Problem to solve
Output the material word for word. Leave each picture out.

Dataset extract
==========

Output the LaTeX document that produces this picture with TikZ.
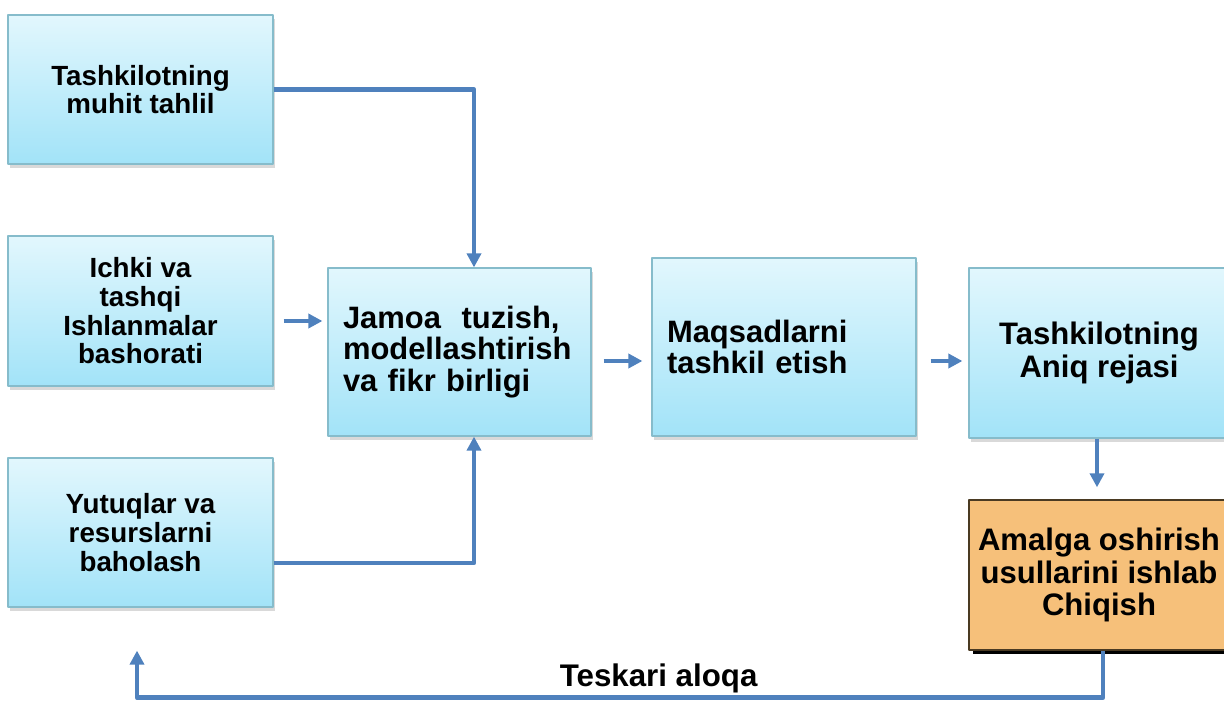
\documentclass[tikz,border=0pt]{standalone}
\usepackage{fontspec}
\setmainfont{Liberation Sans}
\usetikzlibrary{arrows.meta,shadows}

\definecolor{boxtop}{HTML}{E2F7FD}
\definecolor{boxbot}{HTML}{A2E3F8}
\definecolor{boxline}{HTML}{86BCCB}
\definecolor{arrowblue}{HTML}{4F81BD}
\definecolor{orangefill}{HTML}{F6C07A}
\definecolor{orangeline}{HTML}{4A3A22}

\begin{document}
\begin{tikzpicture}[
  x=0.02cm,
  y=-0.02cm,
  line join=round,
  bluebox/.style={
    draw=boxline,
    line width=0.7pt,
    top color=boxtop,
    bottom color=boxbot,
    drop shadow={shadow xshift=1pt,shadow yshift=-2pt,opacity=0.3},
    align=center,
    font=\bfseries\fontsize{15.8}{16.3}\selectfont
  },
  leftbox/.style={
    bluebox,
    align=left,
    inner xsep=0.3cm,
    font=\bfseries\fontsize{17.6}{17.8}\selectfont
  },
  bigbox/.style={
    bluebox,
    font=\bfseries\fontsize{17.7}{18.3}\selectfont
  },
  orangebox/.style={
    draw=orangeline,
    line width=0.8pt,
    fill=orangefill,
    drop shadow={shadow xshift=2.5pt,shadow yshift=-2.5pt,fill=black,opacity=1},
    align=center,
    font=\bfseries\fontsize{17.7}{18.5}\selectfont
  },
  arr/.style={
    draw=arrowblue,
    line width=2.7pt,
    -{Triangle[length=8pt,width=8pt]}
  }
]
  \useasboundingbox (0,0) rectangle (1224,700);

  % Левая колонка
  \node[bluebox,minimum width=5.3cm,minimum height=2.98cm]
    (muhit) at (140.5,89.5) {Tashkilotning\\muhit tahlil};
  \node[bluebox,minimum width=5.3cm,minimum height=3.0cm]
    (bashorat) at (140.5,311) {Ichki va\\tashqi\\Ishlanmalar\\bashorati};
  \node[bluebox,minimum width=5.3cm,minimum height=2.98cm]
    (baholash) at (140.5,532.5) {Yutuqlar va\\resurslarni\\baholash};

  % Средний ряд
  \node[leftbox,minimum width=5.26cm,minimum height=3.36cm,text width=4.66cm]
    (jamoa) at (459.5,352) {Jamoa\ \ tuzish,\\modellashtirish\\va fikr birligi};
  \node[leftbox,minimum width=5.28cm,minimum height=3.56cm,text width=4.68cm]
    (maqsad) at (784,347) {Maqsadlarni\\tashkil etish};

  % Правая колонка
  \node[bigbox,minimum width=5.2cm,minimum height=3.4cm]
    (reja) at (1099,353) {Tashkilotning\\Aniq rejasi};
  \node[orangebox,minimum width=5.2cm,minimum height=3.0cm]
    (amalga) at (1099,575) {Amalga oshirish\\usullarini ishlab\\Chiqish};

  % Входы в среднюю рамку
  \draw[arr] (muhit.east) -| ([xshift=0.29cm]jamoa.north);
  \draw[arr,shorten <=0.2cm,shorten >=0.1cm]
    ([yshift=-0.2cm]bashorat.east) -- ([yshift=-0.2cm]bashorat.east -| jamoa.west);
  \draw[arr] ([yshift=-0.61cm]baholash.east) -| ([xshift=0.29cm]jamoa.south);

  % Основная цепочка
  \draw[arr,shorten <=0.24cm,shorten >=0.18cm]
    ([yshift=-0.18cm]jamoa.east) -- ([yshift=-0.18cm]jamoa.east -| maqsad.west);
  \draw[arr,shorten <=0.28cm,shorten >=0.12cm]
    ([yshift=-0.28cm]maqsad.east) -- ([yshift=-0.28cm]maqsad.east -| reja.west);
  \draw[arr,shorten >=0.24cm]
    ([xshift=-0.04cm]reja.south) -- ([xshift=-0.04cm]reja.south |- amalga.north);

  % Обратная связь
  \draw[arr]
    ([xshift=0.08cm]amalga.south)
    |- ([xshift=-0.07cm,yshift=-1.8cm]baholash.south)
    node[pos=0.73,above,inner sep=1pt,font=\bfseries\fontsize{17.8}{18}\selectfont]
      {Teskari aloqa}
    -- ([xshift=-0.07cm,yshift=-0.86cm]baholash.south);
\end{tikzpicture}
\end{document}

==========

Complete response
Output the LaTeX document that produces this picture with TikZ.
\documentclass[tikz,border=0pt]{standalone}
\usepackage{fontspec}
\setmainfont{Liberation Sans}
\usetikzlibrary{arrows.meta,shadows}

\definecolor{boxtop}{HTML}{E2F7FD}
\definecolor{boxbot}{HTML}{A2E3F8}
\definecolor{boxline}{HTML}{86BCCB}
\definecolor{arrowblue}{HTML}{4F81BD}
\definecolor{orangefill}{HTML}{F6C07A}
\definecolor{orangeline}{HTML}{4A3A22}

\begin{document}
\begin{tikzpicture}[
  x=0.02cm,
  y=-0.02cm,
  line join=round,
  bluebox/.style={
    draw=boxline,
    line width=0.7pt,
    top color=boxtop,
    bottom color=boxbot,
    drop shadow={shadow xshift=1pt,shadow yshift=-2pt,opacity=0.3},
    align=center,
    font=\bfseries\fontsize{15.8}{16.3}\selectfont
  },
  leftbox/.style={
    bluebox,
    align=left,
    inner xsep=0.3cm,
    font=\bfseries\fontsize{17.6}{17.8}\selectfont
  },
  bigbox/.style={
    bluebox,
    font=\bfseries\fontsize{17.7}{18.3}\selectfont
  },
  orangebox/.style={
    draw=orangeline,
    line width=0.8pt,
    fill=orangefill,
    drop shadow={shadow xshift=2.5pt,shadow yshift=-2.5pt,fill=black,opacity=1},
    align=center,
    font=\bfseries\fontsize{17.7}{18.5}\selectfont
  },
  arr/.style={
    draw=arrowblue,
    line width=2.7pt,
    -{Triangle[length=8pt,width=8pt]}
  }
]
  \useasboundingbox (0,0) rectangle (1224,700);

  % Левая колонка
  \node[bluebox,minimum width=5.3cm,minimum height=2.98cm]
    (muhit) at (140.5,89.5) {Tashkilotning\\muhit tahlil};
  \node[bluebox,minimum width=5.3cm,minimum height=3.0cm]
    (bashorat) at (140.5,311) {Ichki va\\tashqi\\Ishlanmalar\\bashorati};
  \node[bluebox,minimum width=5.3cm,minimum height=2.98cm]
    (baholash) at (140.5,532.5) {Yutuqlar va\\resurslarni\\baholash};

  % Средний ряд
  \node[leftbox,minimum width=5.26cm,minimum height=3.36cm,text width=4.66cm]
    (jamoa) at (459.5,352) {Jamoa\ \ tuzish,\\modellashtirish\\va fikr birligi};
  \node[leftbox,minimum width=5.28cm,minimum height=3.56cm,text width=4.68cm]
    (maqsad) at (784,347) {Maqsadlarni\\tashkil etish};

  % Правая колонка
  \node[bigbox,minimum width=5.2cm,minimum height=3.4cm]
    (reja) at (1099,353) {Tashkilotning\\Aniq rejasi};
  \node[orangebox,minimum width=5.2cm,minimum height=3.0cm]
    (amalga) at (1099,575) {Amalga oshirish\\usullarini ishlab\\Chiqish};

  % Входы в среднюю рамку
  \draw[arr] (muhit.east) -| ([xshift=0.29cm]jamoa.north);
  \draw[arr,shorten <=0.2cm,shorten >=0.1cm]
    ([yshift=-0.2cm]bashorat.east) -- ([yshift=-0.2cm]bashorat.east -| jamoa.west);
  \draw[arr] ([yshift=-0.61cm]baholash.east) -| ([xshift=0.29cm]jamoa.south);

  % Основная цепочка
  \draw[arr,shorten <=0.24cm,shorten >=0.18cm]
    ([yshift=-0.18cm]jamoa.east) -- ([yshift=-0.18cm]jamoa.east -| maqsad.west);
  \draw[arr,shorten <=0.28cm,shorten >=0.12cm]
    ([yshift=-0.28cm]maqsad.east) -- ([yshift=-0.28cm]maqsad.east -| reja.west);
  \draw[arr,shorten >=0.24cm]
    ([xshift=-0.04cm]reja.south) -- ([xshift=-0.04cm]reja.south |- amalga.north);

  % Обратная связь
  \draw[arr]
    ([xshift=0.08cm]amalga.south)
    |- ([xshift=-0.07cm,yshift=-1.8cm]baholash.south)
    node[pos=0.73,above,inner sep=1pt,font=\bfseries\fontsize{17.8}{18}\selectfont]
      {Teskari aloqa}
    -- ([xshift=-0.07cm,yshift=-0.86cm]baholash.south);
\end{tikzpicture}
\end{document}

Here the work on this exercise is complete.